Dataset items

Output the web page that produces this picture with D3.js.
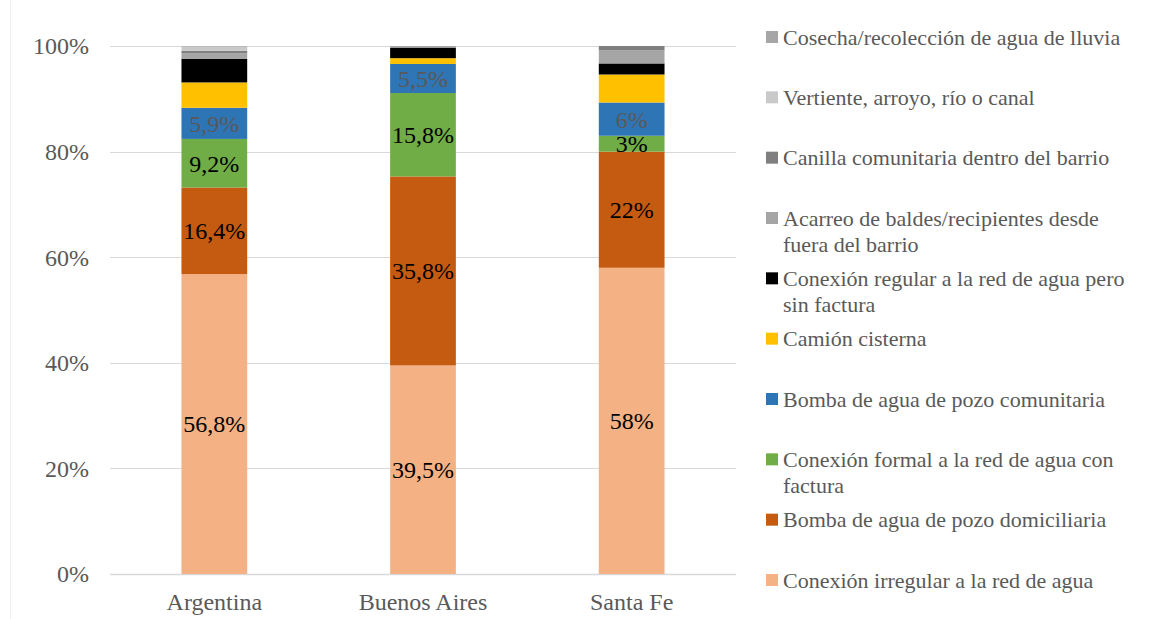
<!DOCTYPE html>
<html lang="es">
<head>
<meta charset="UTF-8">
<title>Acceso al agua</title>
<script src="https://d3js.org/d3.v7.min.js"></script>
<style>
  body { margin: 0; background: #fff; }
  svg { display: block; font-family: "Liberation Serif", "Times New Roman", serif; }
  .axis text { fill: #595959; font-size: 24px; font-family: "Liberation Serif", "Times New Roman", serif; }
  .legend text { fill: #595959; font-size: 22px; }
</style>
</head>
<body>
<div id="chart"></div>
<script>
// categorias (eje x)
const regions = ["Argentina", "Buenos Aires", "Santa Fe"];

// series, de abajo hacia arriba en la pila
const seriesNames = [
  "Conexión irregular a la red de agua",
  "Bomba de agua de pozo domiciliaria",
  "Conexión formal a la red de agua con factura",
  "Bomba de agua de pozo comunitaria",
  "Camión cisterna",
  "Conexión regular a la red de agua pero sin factura",
  "Acarreo de baldes/recipientes desde fuera del barrio",
  "Canilla comunitaria dentro del barrio",
  "Vertiente, arroyo, río o canal",
  "Cosecha/recolección de agua de lluvia"
];
const seriesColors = ["#F4B183", "#C55A11", "#70AD47", "#2E75B6", "#FFC000",
                      "#000000", "#A5A5A5", "#7F7F7F", "#C9C9C9", "#A6A6A6"];

// porcentajes por serie: [Argentina, Buenos Aires, Santa Fe]
const irregular   = [56.8, 39.5, 58.0];
const bombaDom    = [16.4, 35.8, 22.0];
const formal      = [9.2, 15.8, 3.0];
const bombaCom    = [5.9, 5.5, 6.3];
const camion      = [4.8, 1.1, 5.3];
const sinFactura  = [4.5, 2.0, 2.1];
const acarreo     = [1.0, 0.3, 2.5];
const canilla     = [0.5, 0.0, 0.8];
const vertiente   = [0.8, 0.0, 0.0];
const cosecha     = [0.1, 0.0, 0.0];

// etiquetas visibles (null = sin etiqueta)
const labelsIrregular = ["56,8%", "39,5%", "58%"];
const labelsBombaDom  = ["16,4%", "35,8%", "22%"];
const labelsFormal    = ["9,2%", "15,8%", "3%"];
const labelsBombaCom  = ["5,9%", "5,5%", "6%"];

const seriesValues = [irregular, bombaDom, formal, bombaCom, camion, sinFactura,
                      acarreo, canilla, vertiente, cosecha];
const seriesLabels = [labelsIrregular, labelsBombaDom, labelsFormal, labelsBombaCom,
                      null, null, null, null, null, null];
const labelColors  = ["#000", "#000", "#000", "#595959"];

const yTicks = [0, 20, 40, 60, 80, 100];

const width = 1158, height = 619;
const margin = { top: 46, left: 110, plotRight: 736, bottom: 574 };

const svg = d3.select("#chart").append("svg")
  .attr("width", width).attr("height", height);

// borde tenue del area del grafico
svg.append("line")
  .attr("x1", 10.5).attr("x2", 10.5).attr("y1", 0).attr("y2", height)
  .attr("stroke", "#F0F0F0");

const x = d3.scaleBand().domain(regions)
  .range([margin.left, margin.plotRight]).paddingInner(0.685).paddingOuter(0.3425);
const y = d3.scaleLinear().domain([0, 100]).range([margin.bottom, margin.top]);

// lineas de la grilla
svg.append("g")
  .selectAll("line").data(yTicks).join("line")
  .attr("x1", margin.left).attr("x2", margin.plotRight)
  .attr("y1", d => Math.round(y(d)) + 0.5).attr("y2", d => Math.round(y(d)) + 0.5)
  .attr("stroke", "#D9D9D9").attr("stroke-width", d => d === 0 ? 1.5 : 1.2);

// eje y
const yAxis = svg.append("g").attr("class", "axis")
  .attr("transform", `translate(${margin.left},0)`)
  .call(d3.axisLeft(y).tickValues(yTicks).tickFormat(d => d + "%").tickSize(0).tickPadding(21));
yAxis.attr("font-family", null).attr("font-size", null);
yAxis.select(".domain").remove();
yAxis.selectAll("text").attr("dy", "0.33em");

// eje x
const xAxis = svg.append("g").attr("class", "axis")
  .attr("transform", `translate(0,${margin.bottom})`)
  .call(d3.axisBottom(x).tickSize(0).tickPadding(19));
xAxis.attr("font-family", null).attr("font-size", null);
xAxis.select(".domain").remove();

// datos apilados
const rows = regions.map((r, i) => {
  const o = { region: r };
  seriesNames.forEach((s, k) => { o[s] = seriesValues[k][i]; });
  return o;
});
const stacked = d3.stack().keys(seriesNames)(rows);

const layers = svg.append("g").selectAll("g").data(stacked).join("g")
  .attr("fill", (d, k) => seriesColors[k]);

layers.selectAll("rect").data(d => d).join("rect")
  .attr("x", d => x(d.data.region))
  .attr("width", x.bandwidth())
  .attr("y", d => y(d[1]))
  .attr("height", d => y(d[0]) - y(d[1]));

// etiquetas de datos
stacked.forEach((layer, k) => {
  const labels = seriesLabels[k];
  if (!labels) return;
  svg.append("g").selectAll("text").data(layer).join("text")
    .attr("x", d => x(d.data.region) + x.bandwidth() / 2)
    .attr("y", d => (y(d[0]) + y(d[1])) / 2)
    .attr("dy", "0.35em")
    .attr("text-anchor", "middle")
    .attr("font-size", 24)
    .attr("fill", labelColors[k])
    .text((d, i) => labels[i]);
});

// leyenda (orden inverso)
const legendItems = seriesNames.map((n, k) => ({ name: n, color: seriesColors[k] })).reverse();
const legendWrap = {
  "Acarreo de baldes/recipientes desde fuera del barrio": ["Acarreo de baldes/recipientes desde", "fuera del barrio"],
  "Conexión regular a la red de agua pero sin factura": ["Conexión regular a la red de agua pero", "sin factura"],
  "Conexión formal a la red de agua con factura": ["Conexión formal a la red de agua con", "factura"]
};
const legendY = d3.scalePoint().domain(legendItems.map(d => d.name)).range([37, 580]);

const legend = svg.append("g").attr("class", "legend")
  .selectAll("g").data(legendItems).join("g")
  .attr("transform", d => `translate(766,${legendY(d.name)})`);

legend.append("rect")
  .attr("x", 0).attr("y", -6).attr("width", 12).attr("height", 12)
  .attr("fill", d => d.color);

legend.append("text")
  .attr("x", 17).attr("y", 0)
  .selectAll("tspan").data(d => legendWrap[d.name] || [d.name]).join("tspan")
  .attr("x", 17)
  .attr("dy", (t, i) => i === 0 ? "0.35em" : "26px")
  .text(t => t);
</script>
</body>
</html>
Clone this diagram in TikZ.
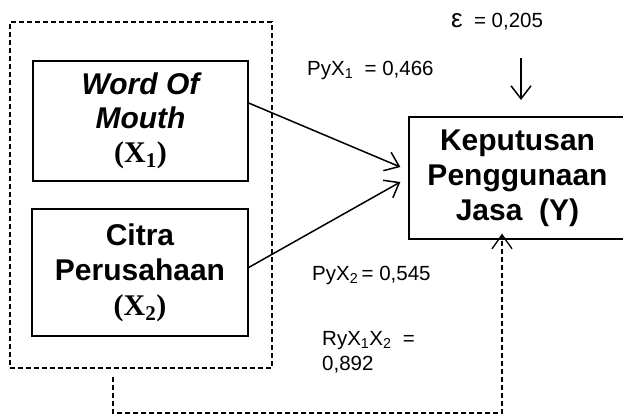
\documentclass[tikz,border=0pt]{standalone}
\usepackage{fontspec}
\setmainfont{Liberation Sans}
\newfontfamily\tnr{Liberation Serif}
\usetikzlibrary{arrows.meta}
\tikzset{
  box/.style={draw, line width=1.3pt, align=center, inner sep=0pt, font=\fontsize{30}{35}\selectfont\bfseries},
  frm/.style={draw, dashed, dash pattern=on 5pt off 3pt, line width=1.2pt, inner sep=0pt},
  lbl/.style={inner sep=0pt, font=\fontsize{20.5}{25}\selectfont},
  arr/.style={line width=1.5pt, -{Straight Barb[length=13pt,width=20pt,line width=1.5pt]}},
  darr/.style={line width=1.3pt, dash pattern=on 5pt off 3pt, -{Straight Barb[length=14pt,width=20pt,line width=1.3pt]}}
}
\begin{document}
\begin{tikzpicture}[x=1pt,y=-1pt]
\useasboundingbox (0,0) rectangle (623,416);
\node[frm, minimum width=262pt, minimum height=346pt] (frame) at (141,195) {};
\node[box, minimum width=215pt, minimum height=120pt] (wom) at (140.5,121)
  {\itshape Word Of\\[-1pt]\itshape Mouth\\[-1pt]{\tnr\bfseries (X\textsubscript{1})}};
\node[box, minimum width=216pt, minimum height=127pt] (citra) at (140,272.5)
  {Citra\\Perusahaan\\{\tnr\bfseries (X\textsubscript{2})}};
\node[box, minimum width=217pt, minimum height=122pt] (ybox) at (517.5,178)
  {Keputusan\\Penggunaan\\Jasa\ \ (Y)};
\node[lbl, anchor=base] (eps) at (497,27) {{\fontsize{26}{26}\selectfont ε}\ \ = 0,205};
\node[lbl, anchor=west] (p1) at (307,70) {PyX\textsubscript{1}\ \ = 0,466};
\node[lbl, anchor=west] (p2) at (312,275) {PyX\textsubscript{2}\,= 0,545};
\node[lbl, anchor=north west, align=left] (r) at (322,331) {RyX\textsubscript{1}X\textsubscript{2}\ \ =\\0,892};
\coordinate (e1) at (521,58);
\coordinate (e2) at (521,100);
\coordinate (d1) at (113,377);
\coordinate (d2) at (502,413);
\draw[arr] ([yshift=18pt]wom.east) -- ([xshift=-8pt,yshift=11pt]ybox.west);
\draw[arr] ([yshift=5pt]citra.east) -- ([xshift=-8pt,yshift=-4pt]ybox.west);
\draw[arr] (e1) -- (e2);
\draw[darr] (d1) |- (d2) -- ([yshift=6pt]ybox.south -| d2);
\end{tikzpicture}
\end{document}
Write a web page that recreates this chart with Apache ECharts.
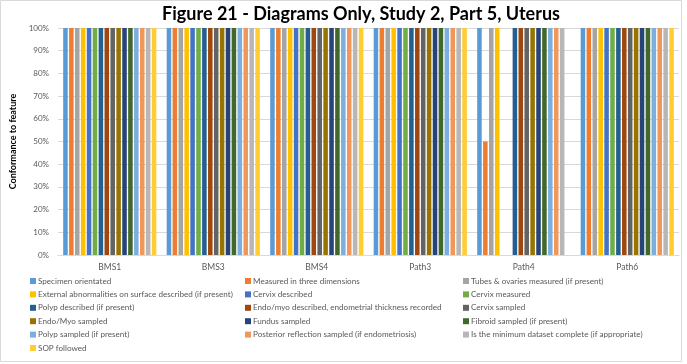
<!DOCTYPE html>
<html>
<head>
<meta charset="utf-8">
<script src="https://cdn.jsdelivr.net/npm/echarts@6/dist/echarts.min.js"></script>
<style>
  html, body { margin: 0; padding: 0; background: #fff; }
  #chart { width: 687px; height: 364px; }
</style>
</head>
<body>
<div id="chart"></div>
<script>
var categories = ["BMS1", "BMS3", "BMS4", "Path3", "Path4", "Path6"];

var seriesNames = [
  "Specimen orientated",
  "Measured in three dimensions",
  "Tubes & ovaries measured (if present)",
  "External abnormalities on surface described (if present)",
  "Cervix described",
  "Cervix measured",
  "Polyp described (if present)",
  "Endo/myo described, endometrial thickness recorded",
  "Cervix sampled",
  "Endo/Myo sampled",
  "Fundus sampled",
  "Fibroid sampled (if present)",
  "Polyp sampled (if present)",
  "Posterior reflection sampled (if endometriosis)",
  "Is the minimum dataset complete (if appropriate)",
  "SOP followed"
];

// one row per series, one value per category (percent)
var specimenOrientated = [100, 100, 100, 100, 100, 100];
var measuredThreeDims = [100, 100, 100, 100, 50, 100];
var tubesOvaries = [100, 100, 100, 100, 100, 100];
var externalAbnormalities = [100, 100, 100, 100, 100, 100];
var cervixDescribed = [100, 100, 100, 100, 0, 100];
var cervixMeasured = [100, 100, 100, 100, 0, 100];
var polypDescribed = [100, 100, 100, 100, 100, 100];
var endoMyoDescribed = [100, 100, 100, 100, 100, 100];
var cervixSampled = [100, 100, 100, 100, 100, 100];
var endoMyoSampled = [100, 100, 100, 100, 100, 100];
var fundusSampled = [100, 100, 100, 100, 100, 100];
var fibroidSampled = [100, 100, 100, 100, 100, 100];
var polypSampled = [100, 100, 100, 100, 100, 100];
var posteriorReflection = [100, 100, 100, 100, 100, 100];
var minimumDataset = [100, 100, 100, 100, 100, 100];
var sopFollowed = [100, 100, 100, 100, 0, 100];

var seriesData = [
  specimenOrientated, measuredThreeDims, tubesOvaries, externalAbnormalities,
  cervixDescribed, cervixMeasured, polypDescribed, endoMyoDescribed,
  cervixSampled, endoMyoSampled, fundusSampled, fibroidSampled,
  polypSampled, posteriorReflection, minimumDataset, sopFollowed
];

var yTicks = [0, 10, 20, 30, 40, 50, 60, 70, 80, 90, 100];

var colors = [
  "#5B9BD5", "#ED7D31", "#A5A5A5", "#FFC000", "#4472C4", "#70AD47",
  "#255E91", "#9E480E", "#636363", "#997300", "#264478", "#43682B",
  "#7CAFDD", "#F1975A", "#B7B7B7", "#FFCD33"
];

var fontFamily = "Lato, 'Open Sans', sans-serif";

var chart = echarts.init(document.getElementById("chart"));

var series = seriesData.map(function (d, i) {
  return {
    name: seriesNames[i],
    type: "bar",
    data: d,
    barGap: "30%",
    barCategoryGap: "10%",
    itemStyle: { color: colors[i] },
    animation: false
  };
});

// legend split in three columns like the excel layout
function legendColumn(col, left) {
  var names = seriesNames.filter(function (n, i) {
    return i % 3 === col;
  });
  return {
    data: names,
    orient: "vertical",
    left: left,
    top: 276,
    itemWidth: 6,
    itemHeight: 6,
    itemGap: 3.4,
    icon: "rect",
    textStyle: {
      fontFamily: fontFamily,
      fontSize: 8.1,
      lineHeight: 10,
      color: "#595959",
      padding: [0, 0, 0, -3]
    },
    selectedMode: false,
    padding: 0
  };
}

chart.setOption({
  color: colors,
  title: {
    text: "Figure 21 - Diagrams Only, Study 2, Part 5, Uterus",
    left: 356,
    textAlign: "center",
    top: 0,
    textStyle: {
      fontFamily: fontFamily,
      fontSize: 18,
      fontWeight: "bold",
      color: "#000"
    }
  },
  grid: {
    left: 58,
    right: 8,
    top: 28,
    bottom: 109,
    containLabel: false
  },
  legend: [
    legendColumn(0, 30),
    legendColumn(1, 245),
    legendColumn(2, 463)
  ],
  xAxis: {
    type: "category",
    data: categories,
    axisTick: { show: false },
    axisLine: { lineStyle: { color: "#d9d9d9" } },
    axisLabel: {
      fontFamily: fontFamily,
      fontSize: 8.5,
      color: "#595959",
      margin: 8
    }
  },
  yAxis: {
    type: "value",
    min: yTicks[0],
    max: yTicks[yTicks.length - 1],
    interval: 10,
    name: "Conformance to feature",
    nameLocation: "middle",
    nameGap: 31,
    nameTextStyle: {
      fontFamily: fontFamily,
      fontSize: 9,
      fontWeight: "bold",
      color: "#000"
    },
    axisLine: { show: false },
    axisTick: { show: false },
    axisLabel: {
      formatter: "{value}%",
      fontFamily: fontFamily,
      fontSize: 8,
      color: "#595959",
      margin: 9
    },
    splitLine: { lineStyle: { color: "#d9d9d9" } }
  },
  graphic: [
    {
      type: "rect",
      shape: { x: 0.5, y: 0.5, width: 681, height: 361 },
      style: { fill: "none", stroke: "#d9d9d9", lineWidth: 1 },
      silent: true
    }
  ],
  series: series
});
</script>
</body>
</html>
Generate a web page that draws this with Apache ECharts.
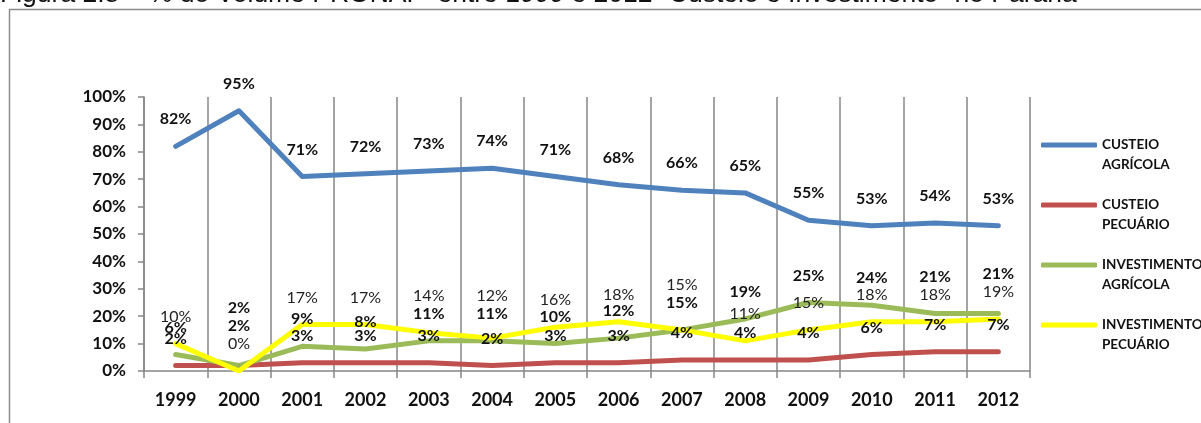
<!DOCTYPE html>
<html>
<head>
<meta charset="utf-8">
<script src="https://cdn.jsdelivr.net/npm/echarts@6/dist/echarts.min.js"></script>
<style>
  html, body { margin: 0; padding: 0; background: #fff; }
  #chart { width: 1201px; height: 423px; }
</style>
</head>
<body>
<div id="chart"></div>
<script>
// Anos (categorias do eixo X)
const years = ['1999', '2000', '2001', '2002', '2003', '2004', '2005', '2006', '2007', '2008', '2009', '2010', '2011', '2012'];

// Participação (%) no volume do PRONAF por modalidade
const custeioAgricola      = [82, 95, 71, 72, 73, 74, 71, 68, 66, 65, 55, 53, 54, 53];
const custeioPecuario      = [2, 2, 3, 3, 3, 2, 3, 3, 4, 4, 4, 6, 7, 7];
const investimentoAgricola = [6, 2, 9, 8, 11, 11, 10, 12, 15, 19, 25, 24, 21, 21];
const investimentoPecuario = [10, 0, 17, 17, 14, 12, 16, 18, 15, 11, 15, 18, 18, 19];

// Eixo Y
const yMin = 0, yMax = 100, yStep = 10;

const seriesNames = ['CUSTEIO\nAGRÍCOLA', 'CUSTEIO\nPECUÁRIO', 'INVESTIMENTO\nAGRÍCOLA', 'INVESTIMENTO\nPECUÁRIO'];
const seriesValues = [custeioAgricola, custeioPecuario, investimentoAgricola, investimentoPecuario];
const seriesColors = ['#4F81BD', '#C0504D', '#9BBB59', '#FFFF00'];
const labelWeights = ['bold', 'bold', 'bold', 'normal'];

const FONT = 'Lato, "Open Sans", sans-serif';
const LIFT = 27;      // distância do rótulo acima do ponto
const GRID_COLOR = '#868686';

const chart = echarts.init(document.getElementById('chart'), null, { renderer: 'canvas' });

function buildSeries(offsets) {
  return seriesValues.map((vals, s) => ({
    name: seriesNames[s],
    type: 'line',
    data: vals.map((v, i) => ({
      value: v,
      label: { offset: [0, offsets ? offsets[s][i] : -LIFT] }
    })),
    symbol: 'circle',
    symbolSize: 2,
    showSymbol: true,
    itemStyle: { color: seriesColors[s] },
    lineStyle: { color: seriesColors[s], width: 5, cap: 'round', join: 'round' },
    label: {
      show: true,
      position: 'inside',
      formatter: p => p.value + '%',
      fontFamily: FONT,
      fontSize: 16,
      fontWeight: labelWeights[s],
      color: s === 3 ? '#222' : '#111'
    },
    emphasis: { disabled: true },
    silent: true,
    z: 2
  }));
}

const option = {
  animation: false,
  backgroundColor: '#fff',
  textStyle: { fontFamily: FONT },
  graphic: [
    {
      type: 'text',
      left: 0,
      top: -19,
      style: {
        text: 'Figura 2.8 – % do Volume PRONAF  entre 1999 e 2012 -Custeio e Investimento- no Paraná',
        font: '26.5px "Liberation Sans", Arial, sans-serif',
        fill: '#111'
      }
    },
    {
      type: 'rect',
      shape: { x: 9.5, y: 9.5, width: 1300, height: 600 },
      style: { fill: 'none', stroke: '#8c8c8c', lineWidth: 1.5 },
      silent: true
    }
  ],
  legend: {
    orient: 'vertical',
    left: 1041,
    top: 115,
    padding: 0,
    itemGap: 0,
    itemWidth: 56,
    itemHeight: 5,
    icon: 'roundRect',
    selectedMode: false,
    data: seriesNames,
    // linha em branco à frente: a primeira linha do texto fica alinhada ao traço
    formatter: name => '\n' + name,
    textStyle: {
      fontFamily: FONT,
      fontSize: 13.5,
      fontWeight: 'bold',
      color: '#111',
      lineHeight: 20
    }
  },
  grid: { left: 144, right: 171, top: 97, bottom: 52 },
  xAxis: {
    type: 'category',
    data: years,
    boundaryGap: true,
    axisLine: { show: true, lineStyle: { color: GRID_COLOR, width: 1.5 } },
    axisTick: { show: true, alignWithLabel: false, length: 7, lineStyle: { color: GRID_COLOR, width: 1.5 } },
    splitLine: { show: true, lineStyle: { color: GRID_COLOR, width: 1.5 } },
    axisLabel: {
      margin: 20,
      fontFamily: FONT,
      fontSize: 18,
      fontWeight: 'bold',
      color: '#111'
    }
  },
  yAxis: {
    type: 'value',
    min: yMin,
    max: yMax,
    interval: yStep,
    axisLine: { show: true, lineStyle: { color: GRID_COLOR, width: 1.5 } },
    axisTick: { show: true, length: 6, lineStyle: { color: GRID_COLOR, width: 1.5 } },
    splitLine: { show: false },
    axisLabel: {
      margin: 18,
      formatter: '{value}%',
      fontFamily: FONT,
      fontSize: 17,
      fontWeight: 'bold',
      color: '#111'
    }
  },
  series: buildSeries(null)
};

chart.setOption(option);

// Afasta rótulos que se sobrepõem no mesmo ano: o de maior valor sobe.
const offsets = seriesValues.map(() => new Array(years.length).fill(-LIFT));
for (let i = 0; i < years.length; i++) {
  const entries = seriesValues.map((vals, s) => {
    const py = chart.convertToPixel({ yAxisIndex: 0 }, vals[i]);
    return { s, v: vals[i], py, y: py - LIFT };
  });
  entries.sort((a, b) => (a.v - b.v) || (a.s - b.s));
  for (let k = 1; k < entries.length; k++) {
    const prev = entries[k - 1].y;
    if (prev - entries[k].y < 10) entries[k].y = prev - 18;
  }
  entries.forEach(e => { offsets[e.s][i] = e.y - e.py; });
}
chart.setOption({ series: buildSeries(offsets) });
</script>
</body>
</html>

Aim of the task → Single out each line of the records above with the string "this" in it, and copy it.

Final result →
Output the web page that produces this picture with D3.js.
Clone this diagram in TikZ.
Write a web page that recreates this chart with Apache ECharts.
Generate a web page that draws this with Apache ECharts.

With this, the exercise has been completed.